• **Exercise directions**: Please retype the data in full and exactly; the pictures are not part of the copy.

* Start Supplied data *

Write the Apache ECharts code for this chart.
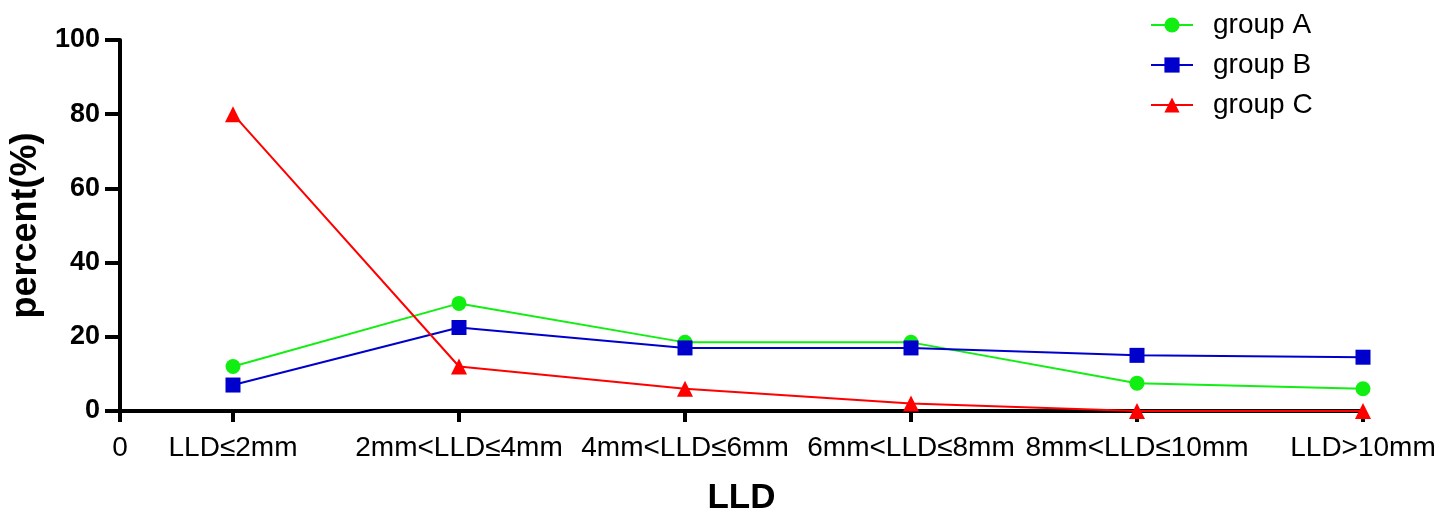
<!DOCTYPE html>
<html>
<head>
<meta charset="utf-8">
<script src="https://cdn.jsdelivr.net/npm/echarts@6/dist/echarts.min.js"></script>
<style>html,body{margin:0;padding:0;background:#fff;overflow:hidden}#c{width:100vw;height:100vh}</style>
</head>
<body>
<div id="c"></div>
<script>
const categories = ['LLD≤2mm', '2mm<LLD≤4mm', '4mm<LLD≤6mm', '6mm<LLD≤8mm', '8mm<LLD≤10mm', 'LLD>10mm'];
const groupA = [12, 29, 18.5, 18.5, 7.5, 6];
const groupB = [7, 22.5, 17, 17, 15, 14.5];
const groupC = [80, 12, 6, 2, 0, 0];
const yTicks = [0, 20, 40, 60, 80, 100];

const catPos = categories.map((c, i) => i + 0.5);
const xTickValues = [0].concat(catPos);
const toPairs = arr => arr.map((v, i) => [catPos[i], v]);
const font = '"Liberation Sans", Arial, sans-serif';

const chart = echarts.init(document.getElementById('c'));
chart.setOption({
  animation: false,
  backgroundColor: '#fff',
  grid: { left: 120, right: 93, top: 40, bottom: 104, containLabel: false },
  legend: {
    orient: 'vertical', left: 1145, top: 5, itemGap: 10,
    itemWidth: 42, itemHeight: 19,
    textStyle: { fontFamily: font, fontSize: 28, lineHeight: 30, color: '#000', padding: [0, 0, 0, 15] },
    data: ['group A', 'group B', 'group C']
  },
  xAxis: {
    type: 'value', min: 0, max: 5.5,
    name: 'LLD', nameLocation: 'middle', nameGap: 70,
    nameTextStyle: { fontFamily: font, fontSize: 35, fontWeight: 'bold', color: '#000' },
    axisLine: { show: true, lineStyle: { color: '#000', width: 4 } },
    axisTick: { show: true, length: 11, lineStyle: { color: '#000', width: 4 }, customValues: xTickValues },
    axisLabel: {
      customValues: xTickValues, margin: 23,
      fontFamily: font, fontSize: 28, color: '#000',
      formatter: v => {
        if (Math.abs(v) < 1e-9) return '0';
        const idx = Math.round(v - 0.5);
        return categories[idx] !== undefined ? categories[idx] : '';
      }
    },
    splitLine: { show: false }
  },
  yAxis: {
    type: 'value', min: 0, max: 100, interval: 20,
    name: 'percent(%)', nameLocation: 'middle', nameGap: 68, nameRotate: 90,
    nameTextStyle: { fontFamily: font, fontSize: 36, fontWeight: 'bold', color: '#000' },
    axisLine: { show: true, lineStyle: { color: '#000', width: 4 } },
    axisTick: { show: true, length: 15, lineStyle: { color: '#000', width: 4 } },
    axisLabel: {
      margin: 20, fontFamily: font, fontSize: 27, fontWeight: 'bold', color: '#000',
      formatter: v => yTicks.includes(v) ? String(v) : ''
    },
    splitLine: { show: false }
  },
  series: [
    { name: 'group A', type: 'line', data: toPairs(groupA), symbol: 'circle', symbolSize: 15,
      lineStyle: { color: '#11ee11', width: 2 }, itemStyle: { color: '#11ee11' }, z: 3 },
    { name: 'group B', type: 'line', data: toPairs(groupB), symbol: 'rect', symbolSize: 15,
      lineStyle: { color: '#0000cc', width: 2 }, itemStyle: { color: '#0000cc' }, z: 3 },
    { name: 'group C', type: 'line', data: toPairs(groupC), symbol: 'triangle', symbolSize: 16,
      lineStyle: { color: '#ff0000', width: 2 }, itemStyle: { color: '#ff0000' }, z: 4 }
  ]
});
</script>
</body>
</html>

* End Supplied data *

• **Result of this exercise**:
Write the Apache ECharts code for this chart.
<!DOCTYPE html>
<html>
<head>
<meta charset="utf-8">
<script src="https://cdn.jsdelivr.net/npm/echarts@6/dist/echarts.min.js"></script>
<style>html,body{margin:0;padding:0;background:#fff;overflow:hidden}#c{width:100vw;height:100vh}</style>
</head>
<body>
<div id="c"></div>
<script>
const categories = ['LLD≤2mm', '2mm<LLD≤4mm', '4mm<LLD≤6mm', '6mm<LLD≤8mm', '8mm<LLD≤10mm', 'LLD>10mm'];
const groupA = [12, 29, 18.5, 18.5, 7.5, 6];
const groupB = [7, 22.5, 17, 17, 15, 14.5];
const groupC = [80, 12, 6, 2, 0, 0];
const yTicks = [0, 20, 40, 60, 80, 100];

const catPos = categories.map((c, i) => i + 0.5);
const xTickValues = [0].concat(catPos);
const toPairs = arr => arr.map((v, i) => [catPos[i], v]);
const font = '"Liberation Sans", Arial, sans-serif';

const chart = echarts.init(document.getElementById('c'));
chart.setOption({
  animation: false,
  backgroundColor: '#fff',
  grid: { left: 120, right: 93, top: 40, bottom: 104, containLabel: false },
  legend: {
    orient: 'vertical', left: 1145, top: 5, itemGap: 10,
    itemWidth: 42, itemHeight: 19,
    textStyle: { fontFamily: font, fontSize: 28, lineHeight: 30, color: '#000', padding: [0, 0, 0, 15] },
    data: ['group A', 'group B', 'group C']
  },
  xAxis: {
    type: 'value', min: 0, max: 5.5,
    name: 'LLD', nameLocation: 'middle', nameGap: 70,
    nameTextStyle: { fontFamily: font, fontSize: 35, fontWeight: 'bold', color: '#000' },
    axisLine: { show: true, lineStyle: { color: '#000', width: 4 } },
    axisTick: { show: true, length: 11, lineStyle: { color: '#000', width: 4 }, customValues: xTickValues },
    axisLabel: {
      customValues: xTickValues, margin: 23,
      fontFamily: font, fontSize: 28, color: '#000',
      formatter: v => {
        if (Math.abs(v) < 1e-9) return '0';
        const idx = Math.round(v - 0.5);
        return categories[idx] !== undefined ? categories[idx] : '';
      }
    },
    splitLine: { show: false }
  },
  yAxis: {
    type: 'value', min: 0, max: 100, interval: 20,
    name: 'percent(%)', nameLocation: 'middle', nameGap: 68, nameRotate: 90,
    nameTextStyle: { fontFamily: font, fontSize: 36, fontWeight: 'bold', color: '#000' },
    axisLine: { show: true, lineStyle: { color: '#000', width: 4 } },
    axisTick: { show: true, length: 15, lineStyle: { color: '#000', width: 4 } },
    axisLabel: {
      margin: 20, fontFamily: font, fontSize: 27, fontWeight: 'bold', color: '#000',
      formatter: v => yTicks.includes(v) ? String(v) : ''
    },
    splitLine: { show: false }
  },
  series: [
    { name: 'group A', type: 'line', data: toPairs(groupA), symbol: 'circle', symbolSize: 15,
      lineStyle: { color: '#11ee11', width: 2 }, itemStyle: { color: '#11ee11' }, z: 3 },
    { name: 'group B', type: 'line', data: toPairs(groupB), symbol: 'rect', symbolSize: 15,
      lineStyle: { color: '#0000cc', width: 2 }, itemStyle: { color: '#0000cc' }, z: 3 },
    { name: 'group C', type: 'line', data: toPairs(groupC), symbol: 'triangle', symbolSize: 16,
      lineStyle: { color: '#ff0000', width: 2 }, itemStyle: { color: '#ff0000' }, z: 4 }
  ]
});
</script>
</body>
</html>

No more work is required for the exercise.